THE TASK: Skip the pictures and quote all of the lines exactly.

EXTRACTED RECORDS:
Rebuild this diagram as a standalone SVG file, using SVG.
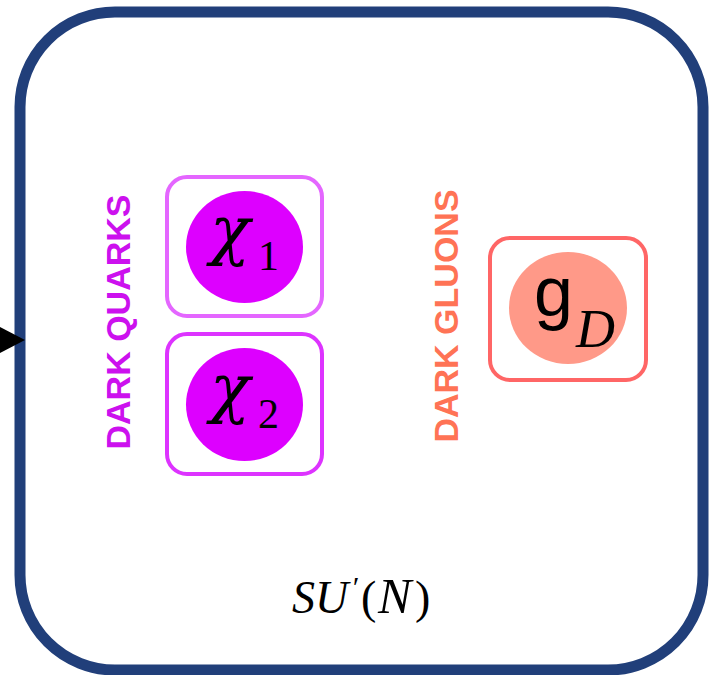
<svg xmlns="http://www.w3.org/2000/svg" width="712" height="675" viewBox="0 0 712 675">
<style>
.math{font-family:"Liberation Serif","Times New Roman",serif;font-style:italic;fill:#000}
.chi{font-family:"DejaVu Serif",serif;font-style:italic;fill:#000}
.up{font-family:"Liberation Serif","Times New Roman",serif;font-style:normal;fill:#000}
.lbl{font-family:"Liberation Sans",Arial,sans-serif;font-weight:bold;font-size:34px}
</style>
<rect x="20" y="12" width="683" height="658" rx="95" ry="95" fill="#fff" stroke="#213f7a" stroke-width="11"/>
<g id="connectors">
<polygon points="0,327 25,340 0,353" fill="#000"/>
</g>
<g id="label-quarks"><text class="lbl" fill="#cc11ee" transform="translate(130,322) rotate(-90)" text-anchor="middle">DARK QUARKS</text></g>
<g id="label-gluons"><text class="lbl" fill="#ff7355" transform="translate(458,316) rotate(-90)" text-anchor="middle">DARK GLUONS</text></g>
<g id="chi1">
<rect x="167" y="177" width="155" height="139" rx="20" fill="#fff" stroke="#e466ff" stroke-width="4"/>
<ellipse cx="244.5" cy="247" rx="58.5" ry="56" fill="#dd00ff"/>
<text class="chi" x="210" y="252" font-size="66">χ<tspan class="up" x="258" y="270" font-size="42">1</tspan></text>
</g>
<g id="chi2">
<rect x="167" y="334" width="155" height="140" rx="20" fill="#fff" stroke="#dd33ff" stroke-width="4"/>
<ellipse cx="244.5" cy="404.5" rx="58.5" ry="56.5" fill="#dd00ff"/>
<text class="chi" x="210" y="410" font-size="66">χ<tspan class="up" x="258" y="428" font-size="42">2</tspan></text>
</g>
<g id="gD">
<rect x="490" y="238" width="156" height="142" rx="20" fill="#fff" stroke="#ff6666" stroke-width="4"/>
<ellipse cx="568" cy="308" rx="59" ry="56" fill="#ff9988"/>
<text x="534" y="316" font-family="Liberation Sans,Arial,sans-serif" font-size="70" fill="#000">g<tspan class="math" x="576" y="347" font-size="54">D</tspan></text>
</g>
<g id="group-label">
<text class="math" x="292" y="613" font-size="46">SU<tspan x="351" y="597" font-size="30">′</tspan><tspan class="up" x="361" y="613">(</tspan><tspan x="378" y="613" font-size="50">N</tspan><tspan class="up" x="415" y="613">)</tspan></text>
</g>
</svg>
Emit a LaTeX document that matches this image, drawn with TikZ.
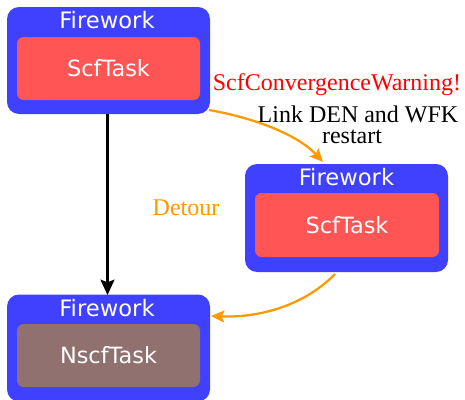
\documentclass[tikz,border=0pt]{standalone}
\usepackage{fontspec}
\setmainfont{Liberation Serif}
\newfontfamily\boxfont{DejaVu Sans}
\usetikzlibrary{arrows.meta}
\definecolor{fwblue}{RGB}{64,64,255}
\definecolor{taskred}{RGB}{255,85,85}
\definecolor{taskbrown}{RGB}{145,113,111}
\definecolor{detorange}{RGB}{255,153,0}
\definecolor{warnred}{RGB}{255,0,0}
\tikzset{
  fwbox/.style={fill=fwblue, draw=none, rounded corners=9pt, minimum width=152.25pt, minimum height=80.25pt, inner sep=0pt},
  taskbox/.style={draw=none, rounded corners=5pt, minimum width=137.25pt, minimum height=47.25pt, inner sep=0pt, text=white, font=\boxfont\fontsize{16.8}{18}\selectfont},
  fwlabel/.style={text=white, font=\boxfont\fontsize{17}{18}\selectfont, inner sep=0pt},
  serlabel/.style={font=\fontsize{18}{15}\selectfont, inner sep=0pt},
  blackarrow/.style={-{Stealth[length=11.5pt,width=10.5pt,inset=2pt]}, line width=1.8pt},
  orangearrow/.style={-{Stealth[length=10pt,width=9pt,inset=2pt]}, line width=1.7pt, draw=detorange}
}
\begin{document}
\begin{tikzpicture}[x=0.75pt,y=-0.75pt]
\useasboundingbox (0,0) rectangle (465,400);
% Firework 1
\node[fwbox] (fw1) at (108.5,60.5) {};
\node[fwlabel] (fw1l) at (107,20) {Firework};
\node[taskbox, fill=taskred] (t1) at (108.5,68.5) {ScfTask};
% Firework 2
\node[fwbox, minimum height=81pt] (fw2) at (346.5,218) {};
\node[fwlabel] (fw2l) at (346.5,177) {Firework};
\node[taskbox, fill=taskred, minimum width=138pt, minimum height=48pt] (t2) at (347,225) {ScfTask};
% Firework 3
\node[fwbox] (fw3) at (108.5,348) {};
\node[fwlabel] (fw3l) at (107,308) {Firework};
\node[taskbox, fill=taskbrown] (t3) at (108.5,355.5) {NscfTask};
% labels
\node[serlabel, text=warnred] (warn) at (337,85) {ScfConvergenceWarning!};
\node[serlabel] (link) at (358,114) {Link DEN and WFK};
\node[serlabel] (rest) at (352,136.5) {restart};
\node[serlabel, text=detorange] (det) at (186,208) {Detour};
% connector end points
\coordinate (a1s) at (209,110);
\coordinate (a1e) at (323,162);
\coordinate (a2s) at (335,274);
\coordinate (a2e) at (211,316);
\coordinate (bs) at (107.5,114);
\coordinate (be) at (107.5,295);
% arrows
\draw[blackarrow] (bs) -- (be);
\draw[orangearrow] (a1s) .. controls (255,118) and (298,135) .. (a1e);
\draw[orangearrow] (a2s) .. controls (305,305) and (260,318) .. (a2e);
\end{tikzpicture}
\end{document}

ANSWER TO THIS PROBLEM:
Rebuild this diagram as a standalone SVG file, using SVG.
<svg xmlns="http://www.w3.org/2000/svg" width="712" height="675" viewBox="0 0 712 675">
<style>
.math{font-family:"Liberation Serif","Times New Roman",serif;font-style:italic;fill:#000}
.chi{font-family:"DejaVu Serif",serif;font-style:italic;fill:#000}
.up{font-family:"Liberation Serif","Times New Roman",serif;font-style:normal;fill:#000}
.lbl{font-family:"Liberation Sans",Arial,sans-serif;font-weight:bold;font-size:34px}
</style>
<rect x="20" y="12" width="683" height="658" rx="95" ry="95" fill="#fff" stroke="#213f7a" stroke-width="11"/>
<g id="connectors">
<polygon points="0,327 25,340 0,353" fill="#000"/>
</g>
<g id="label-quarks"><text class="lbl" fill="#cc11ee" transform="translate(130,322) rotate(-90)" text-anchor="middle">DARK QUARKS</text></g>
<g id="label-gluons"><text class="lbl" fill="#ff7355" transform="translate(458,316) rotate(-90)" text-anchor="middle">DARK GLUONS</text></g>
<g id="chi1">
<rect x="167" y="177" width="155" height="139" rx="20" fill="#fff" stroke="#e466ff" stroke-width="4"/>
<ellipse cx="244.5" cy="247" rx="58.5" ry="56" fill="#dd00ff"/>
<text class="chi" x="210" y="252" font-size="66">χ<tspan class="up" x="258" y="270" font-size="42">1</tspan></text>
</g>
<g id="chi2">
<rect x="167" y="334" width="155" height="140" rx="20" fill="#fff" stroke="#dd33ff" stroke-width="4"/>
<ellipse cx="244.5" cy="404.5" rx="58.5" ry="56.5" fill="#dd00ff"/>
<text class="chi" x="210" y="410" font-size="66">χ<tspan class="up" x="258" y="428" font-size="42">2</tspan></text>
</g>
<g id="gD">
<rect x="490" y="238" width="156" height="142" rx="20" fill="#fff" stroke="#ff6666" stroke-width="4"/>
<ellipse cx="568" cy="308" rx="59" ry="56" fill="#ff9988"/>
<text x="534" y="316" font-family="Liberation Sans,Arial,sans-serif" font-size="70" fill="#000">g<tspan class="math" x="576" y="347" font-size="54">D</tspan></text>
</g>
<g id="group-label">
<text class="math" x="292" y="613" font-size="46">SU<tspan x="351" y="597" font-size="30">′</tspan><tspan class="up" x="361" y="613">(</tspan><tspan x="378" y="613" font-size="50">N</tspan><tspan class="up" x="415" y="613">)</tspan></text>
</g>
</svg>
Emit a LaTeX document that matches this image, drawn with TikZ.
\documentclass[tikz,border=0pt]{standalone}
\usepackage{fontspec}
\setmainfont{Liberation Serif}
\newfontfamily\boxfont{DejaVu Sans}
\usetikzlibrary{arrows.meta}
\definecolor{fwblue}{RGB}{64,64,255}
\definecolor{taskred}{RGB}{255,85,85}
\definecolor{taskbrown}{RGB}{145,113,111}
\definecolor{detorange}{RGB}{255,153,0}
\definecolor{warnred}{RGB}{255,0,0}
\tikzset{
  fwbox/.style={fill=fwblue, draw=none, rounded corners=9pt, minimum width=152.25pt, minimum height=80.25pt, inner sep=0pt},
  taskbox/.style={draw=none, rounded corners=5pt, minimum width=137.25pt, minimum height=47.25pt, inner sep=0pt, text=white, font=\boxfont\fontsize{16.8}{18}\selectfont},
  fwlabel/.style={text=white, font=\boxfont\fontsize{17}{18}\selectfont, inner sep=0pt},
  serlabel/.style={font=\fontsize{18}{15}\selectfont, inner sep=0pt},
  blackarrow/.style={-{Stealth[length=11.5pt,width=10.5pt,inset=2pt]}, line width=1.8pt},
  orangearrow/.style={-{Stealth[length=10pt,width=9pt,inset=2pt]}, line width=1.7pt, draw=detorange}
}
\begin{document}
\begin{tikzpicture}[x=0.75pt,y=-0.75pt]
\useasboundingbox (0,0) rectangle (465,400);
% Firework 1
\node[fwbox] (fw1) at (108.5,60.5) {};
\node[fwlabel] (fw1l) at (107,20) {Firework};
\node[taskbox, fill=taskred] (t1) at (108.5,68.5) {ScfTask};
% Firework 2
\node[fwbox, minimum height=81pt] (fw2) at (346.5,218) {};
\node[fwlabel] (fw2l) at (346.5,177) {Firework};
\node[taskbox, fill=taskred, minimum width=138pt, minimum height=48pt] (t2) at (347,225) {ScfTask};
% Firework 3
\node[fwbox] (fw3) at (108.5,348) {};
\node[fwlabel] (fw3l) at (107,308) {Firework};
\node[taskbox, fill=taskbrown] (t3) at (108.5,355.5) {NscfTask};
% labels
\node[serlabel, text=warnred] (warn) at (337,85) {ScfConvergenceWarning!};
\node[serlabel] (link) at (358,114) {Link DEN and WFK};
\node[serlabel] (rest) at (352,136.5) {restart};
\node[serlabel, text=detorange] (det) at (186,208) {Detour};
% connector end points
\coordinate (a1s) at (209,110);
\coordinate (a1e) at (323,162);
\coordinate (a2s) at (335,274);
\coordinate (a2e) at (211,316);
\coordinate (bs) at (107.5,114);
\coordinate (be) at (107.5,295);
% arrows
\draw[blackarrow] (bs) -- (be);
\draw[orangearrow] (a1s) .. controls (255,118) and (298,135) .. (a1e);
\draw[orangearrow] (a2s) .. controls (305,305) and (260,318) .. (a2e);
\end{tikzpicture}
\end{document}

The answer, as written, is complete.